My ADHD might not be funny, but, darn it, I am. And let’s face it, as far as coping mechanisms go, humor’s a pretty good one. It’s kept me alive at times when life was no laughing matter.
And I’m in good company. Make that – great company. It’s no secret that among stand-up comedians, there’s a huge contingent of ADHDers.
Look at the guys on the newly launched website totallyadd.com, which went online in December 2009, featuring award-winning comedic performer Rick Green of television’s The Red Green Show and The Frantics comedy troupe. Have a look at the hilarious video, Syndrome, for a fine example of good ‘ol ADHD humor. A mix of facts, humor and philosophy, with a dash of self-deprecation – just the way we like it!
Robin Williams, Jim Carrey, and many more are either confirmed or suspected of sharing the ADHD funny bone. Maybe Adam lost another rib that no one’s telling us about, ‘cause comedic ADHDers have been around since time began.
Perhaps “class clown,” should be listed as a diagnostic in the DSM V, the widely anticipated update of the diagnostician’s bible, the Diagnostic and Statistical Manual of Mental Disorders, due out in 2011.
But if a penchant for humor is so widespread amongst ADHDers, is it an intrinsic part of the syndrome, or just a coping mechanism?
Do we have to keep everyone laughing – so that we’ll be accepted? So that no one will feel sorry for us? To hide the truth of our lives and the depth of our pain? Maybe it’s all of the above.

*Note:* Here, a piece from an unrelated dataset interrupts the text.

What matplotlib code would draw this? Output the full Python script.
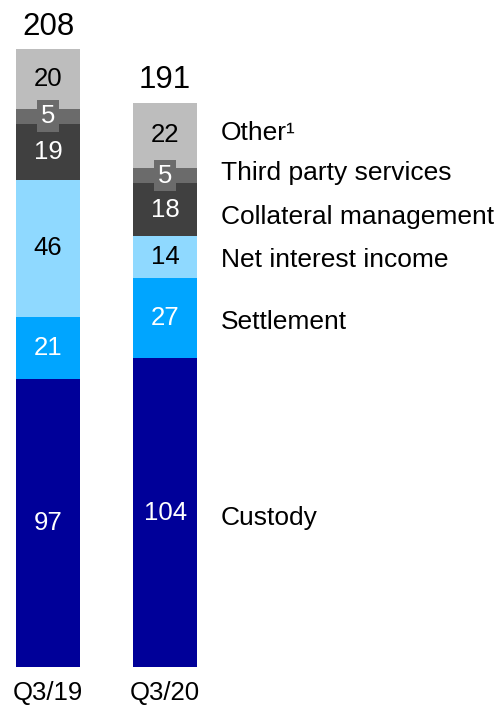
import matplotlib.pyplot as plt

plt.rcParams['font.family'] = ['Liberation Sans', 'DejaVu Sans']

quarters = ["Q3/19", "Q3/20"]
segments = ["Custody", "Settlement", "Net interest income",
            "Collateral management", "Third party services", "Other¹"]
q3_19 = [97, 21, 46, 19, 5, 20]
q3_20 = [104, 27, 14, 18, 5, 22]
totals = [208, 191]

colors = ["#000099", "#00A5FF", "#8FD9FF", "#404040", "#6B6B6B", "#BDBDBD"]
text_colors = ["white", "white", "black", "white", "white", "black"]
label_shift = [-1.7, -1.3, -1, -2.5, 0.7, 0.8]   # nudge right-hand labels

fig = plt.figure(figsize=(5, 7.07), dpi=100)
ax = fig.add_axes([0, 0, 1, 1])

x = [0, 1]
w = 0.547
data = [q3_19, q3_20]
for i in range(2):
    bottom = 0
    for j, v in enumerate(data[i]):
        ax.bar(x[i], v, w, bottom=bottom, color=colors[j], edgecolor="none")
        mid = bottom + v / 2
        if v <= 5:
            ax.text(x[i], mid, str(v), ha="center", va="center", fontsize=18.5,
                    color=text_colors[j],
                    bbox=dict(boxstyle="square,pad=0.15", fc=colors[j], ec="none"))
        else:
            ax.text(x[i], mid, str(v), ha="center", va="center", fontsize=18.5,
                    color=text_colors[j])
        bottom += v
    ax.text(x[i], bottom + 2.5, str(totals[i]), ha="center", va="bottom",
            fontsize=22.5)
    ax.text(x[i], -4.8, quarters[i], ha="center", va="top", fontsize=18.5)

# labels next to the second bar
bottom = 0
for j, v in enumerate(q3_20):
    mid = bottom + v / 2 + label_shift[j]
    ax.text(1.475, mid, segments[j], ha="left", va="center", fontsize=19)
    bottom += v

ax.set_xlim(-0.41, 3.86)
ax.set_ylim(-13.47, 224.6)
ax.axis("off")

fig.savefig("out.png", dpi=100)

Or maybe, we’re just damn funny.
And what is humor? Sure, it’s a subjective thing. But in general, humor is derived, at least sometimes, by making unusual connections between things – and we do that all day long. We see the connections between everything. Hey, we might even be the original Zen Buddhists – we are all one (but not in a scary, Borg-like way, just in a nice, mi casa es su casa, kinda way). And not just us, everything is connected to everything, when you get right down to it. And it seems that, more than the non-ADHD population, we see the bridges between things, we jump from pebble to pebble when others don’t even see the beach.
Humor can also be created through the juxtaposition of incongruent situations to produce surprise and laughter. According to a Wikipedia entry, “Arthur Koestler argues that humour [sic] results when two different frames of reference are set up and a collision is engineered between them.” Well, duh. If we don’t find ourselves in crazy situations on a fairly regular basis, then we’re just not living up to our ADHD titles.
Also according to Wikipedia, among other factors, humor contains surprise/misdirection, contradiction, ambiguity or paradox. And what self-respecting ADHDer can’t relate to that?
So there you have it. Humor is inherently eminent in an ADHD life. The trick is, learning how and when to turn it off – and why you should.
Here are some examples to give you an idea of when you SHOULDN’T use your God-given gift of mirth:
- You’ve just burned the house down but you say, “Well, honey, at least I remembered to lock the door!”
- Your Revenue Canada / IRS guy calls to pressure you to file your 2006 income tax report (and it’s 2010), and ends on a compassionate note, “You can call me any time to talk if you feel overwhelmed,” and you reply, “Wow, thanks, that’s really value-added service. Don’t you want to ask me if I want fries with that?”
- You just got a new job milking cows and when the boss comes to see how you’re doing, you look at him with a grin and quip, “Got Milk?” making sure you’re wearing a milk mustache.
You get the idea. I know it’s difficult, but bite your tongue. Or if you’re into S/M, enlist a friend to bite it for you, just find a way to disable it. Believe it or not, sometimes humor just isn’t appropriate.
And sometimes you’ll slip up (especially if you’re prone to impulsive blurting). But hey, can we help it if we’re just damn funny?